O artigo em que se retoma o tema, nesta edição, dá mais uma ‘ajudinha’ aos incautos. Só o acidente da plataforma CRX SPP provocou perdas agregadas estimadas em cerca de 10 mil milhões de dólares. Muitos dos seguros da indústria custam 50% acima do valor do mercado, quando comparados com os custos nas praças internacionais. Os investimentos da Sonangol atravessam quase todas as áreas estratégicas da economia. E estendem-se pelo estrangeiro, de onde, volta e meia, são reportados prejuízos assustadores. Como os divulgados, na última semana, pela imprensa portuguesa que contabiliza perdas da petrolífera pública angolana a roçar os 1,5 mil milhões de dólares no Millennium BCP.

Mas as memórias não devem ter apagado ainda a denúncia, em 2011, da Human Rigths Watch, baseada num relatório do FMI, sobre o alegado desaparecimento de 32 mil milhões de dólares nos cofres públicos. Foi o próprio Governo que, ao contestar o suposto engano do Fundo, explicou que as discrepâncias podiam ser imputadas, em parte, a operações parafiscais da Sonangol.
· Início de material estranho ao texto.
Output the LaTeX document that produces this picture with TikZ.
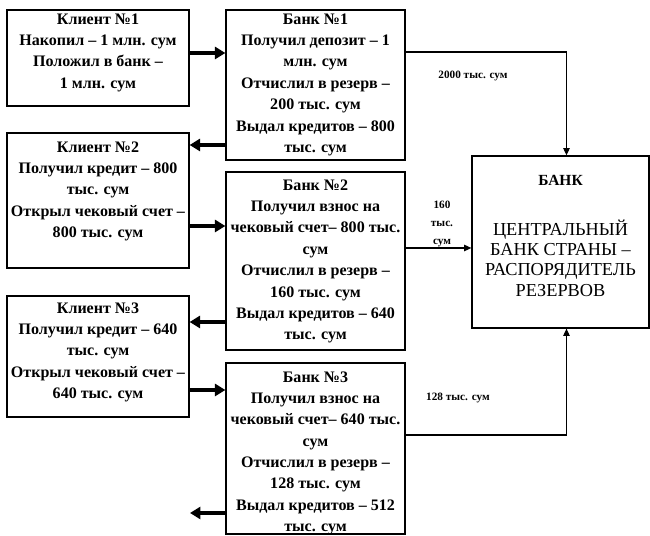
\documentclass[tikz,border=0pt]{standalone}
\usepackage{fontspec}
\setmainfont{Liberation Serif}
\usetikzlibrary{arrows.meta,positioning,calc}

\begin{document}
\begin{tikzpicture}[
    x=1cm,y=1cm,
    >=Latex,
    line join=miter,
    box/.style={draw=black, line width=0.9pt, inner sep=0pt},
    boxtext/.style={font=\bfseries\fontsize{11.4}{15.2}\selectfont, align=center, inner sep=0pt, anchor=north},
    sumlabel/.style={font=\bfseries\fontsize{8}{12.5}\selectfont, align=center, inner sep=0pt},
    moneyflow/.style={-{Triangle[length=2.6mm,width=3mm]}, line width=2.2pt},
    reserveflow/.style={-{Triangle[length=1.8mm,width=1.6mm]}, line width=0.8pt}
]
\useasboundingbox[fill=white] (0,0) rectangle (16.25,13.4);

% Clients
\node[box, minimum width=4.55cm, minimum height=2.4cm]   (client1) at (2.45,11.95) {};
\node[box, minimum width=4.55cm, minimum height=3.375cm] (client2) at (2.45,8.3875) {};
\node[box, minimum width=4.55cm, minimum height=3.025cm] (client3) at (2.45,4.4875) {};

% Banks
\node[box, minimum width=4.475cm, minimum height=3.75cm]  (bank1) at (7.8875,11.275) {};
\node[box, minimum width=4.475cm, minimum height=4.45cm]  (bank2) at (7.8875,6.875) {};
\node[box, minimum width=4.475cm, minimum height=4.275cm] (bank3) at (7.8875,2.1875) {};

% Central bank
\node[box, minimum width=4.425cm, minimum height=4.3cm] (central) at (14.0125,7.35) {};

% Texts
\node[boxtext] (client1text) at ([yshift=-0.1cm]client1.north) {Клиент №1\\Накопил – 1 млн. сум\\Положил в банк –\\1 млн. сум};
\node[boxtext] (client2text) at ([yshift=-0.22cm]client2.north) {Клиент №2\\Получил кредит – 800\\тыс. сум\\Открыл чековый счет –\\800 тыс. сум};
\node[boxtext] (client3text) at ([yshift=-0.17cm]client3.north) {Клиент №3\\Получил кредит – 640\\тыс. сум\\Открыл чековый счет –\\640 тыс. сум};
\node[boxtext] (bank1text) at ([yshift=-0.1cm]bank1.north) {Банк №1\\Получил депозит – 1\\млн. сум\\Отчислил в резерв –\\200 тыс. сум\\Выдал кредитов – 800\\тыс. сум};
\node[boxtext] (bank2text) at ([yshift=-0.2cm]bank2.north) {Банк №2\\Получил взнос на\\чековый счет– 800 тыс.\\сум\\Отчислил в резерв –\\160 тыс. сум\\Выдал кредитов – 640\\тыс. сум};
\node[boxtext] (bank3text) at ([yshift=-0.22cm]bank3.north) {Банк №3\\Получил взнос на\\чековый счет– 640 тыс.\\сум\\Отчислил в резерв –\\128 тыс. сум\\Выдал кредитов – 512\\тыс. сум};
\node[boxtext, font=\bfseries\fontsize{11}{14}\selectfont] (centraltitle) at ([yshift=-0.5cm]central.north) {БАНК};
\node[boxtext, font=\fontsize{13}{14.5}\selectfont] (centraltext) at ([yshift=-1.6cm]central.north) {ЦЕНТРАЛЬНЫЙ\\БАНК СТРАНЫ –\\РАСПОРЯДИТЕЛЬ\\РЕЗЕРВОВ};

% Money between clients and banks
\coordinate (lost) at (4.75,0.575);
\draw[moneyflow] ([yshift=0.125cm]client1.east) -- ([yshift=0.125cm]client1.east -| bank1.west);
\draw[moneyflow] ([yshift=-1.5cm]bank1.west) -- ([yshift=-1.5cm]bank1.west -| client2.east);
\draw[moneyflow] ([yshift=-0.6375cm]client2.east) -- ([yshift=-0.6375cm]client2.east -| bank2.west);
\draw[moneyflow] ([yshift=-1.525cm]bank2.west) -- ([yshift=-1.525cm]bank2.west -| client3.east);
\draw[moneyflow] ([yshift=-0.8375cm]client3.east) -- ([yshift=-0.8375cm]client3.east -| bank3.west);
\draw[moneyflow] ([yshift=-1.6125cm]bank3.west) -- (lost);

% Reserves
\draw[reserveflow] ([yshift=0.825cm]bank1.east) -| ([xshift=0.15cm]central.north);
\draw[reserveflow] ([yshift=0.325cm]bank2.east) -- ([yshift=0.325cm]bank2.east -| central.west);
\draw[reserveflow] ([yshift=0.3375cm]bank3.east) -| ([xshift=0.15cm]central.south);

\node[sumlabel] (sum1) at (11.825,11.5) {2000 тыс. сум};
\node[sumlabel] (sum2) at (11.05,7.8) {160\\тыс.\\сум};
\node[sumlabel] (sum3) at (11.45,3.45) {128 тыс. сум};

\end{tikzpicture}
\end{document}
É uma simples referência que insinua, em absoluto, que imparidades de 50 mil milhões de dólares não são impossíveis na maior empresa pública.

O comunicado da Sonangol vale o que vale. Não é expectável que fosse diferente. Mas aos leitores do VALOR reafirmamos a fiabilidade das nossas fontes de informação, daí o regresso incontornável ao tema. Aos outros sugerimos, à cautela, pelo menos o controlo da histeria da ignorância incontinente, despejada em fóruns públicos... Mas como diz o sapo “isso não é da nossa conta”.